Claro que tudo isso acontece com essa velocidade e com essa intensidade porque vivemos sob uma terceira grande onda de autocratização, que tem tudo para ser mais longa e tenebrosa do que imaginamos. E se a coalizão das democracias liberais que apoia a resistência ucraniana contra a invasão da ditadura russa for derrotada, se Trump voltar ao governo dos Estados Unidos em 2024 ou se Le Pen ou outro populista-autoritário chegar ao poder na França, a situação para os democratas liberais ficará ainda mais difícil.

Não há saída para a democracia liberal no Brasil no curto prazo. Se não pararmos de sonhar com uma solução mágica imaginária de curto prazo não conseguiremos cumprir o papel necessário para construir uma alternativa real nos médio e longo prazos.
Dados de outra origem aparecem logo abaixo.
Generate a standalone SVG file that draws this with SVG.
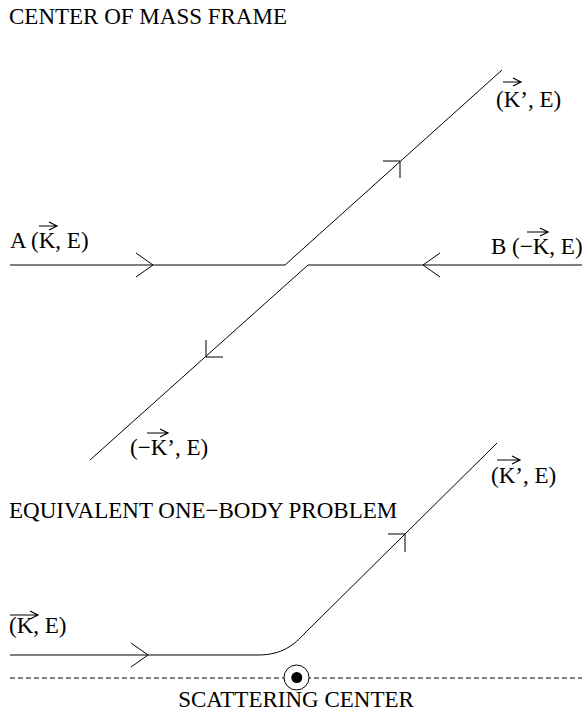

O primeiro ponto é este: não há democracia liberal sem democratas liberais (não-populistas). Tendo como horizonte 2030 (ou, numa perspectiva menos otimista, 2034) caberá à oposição democrática multiplicar o número de agentes democráticos (não-populistas) na sociedade brasileira, agentes capazes de se opor democraticamente a todos os populismos (ditos de esquerda ou de extrema-direita, no governo ou fora dele). E capazes de criar, em rede, zonas livres de populismos na suas comunidades de vizinhança, de prática, de aprendizagem e de projeto, mantendo acesas suas pequenas luzes para usinar e experimentar novas formas de interação mais amistosas e cooperativas.

A democracia não é a luz de um holofote e sim a de miríades de pequenas velas. A falta de saída no curto prazo e, talvez, no médio prazo, não pode levar à desesperança total. Grandes estruturas, por mais poderosas que sejam, não resistem a enxames de pequenas estruturas. Se continuarmos democratizando, nas sombras das pirâmides, um dia elas cairão. E a luz poderá brilhar novamente entre nós.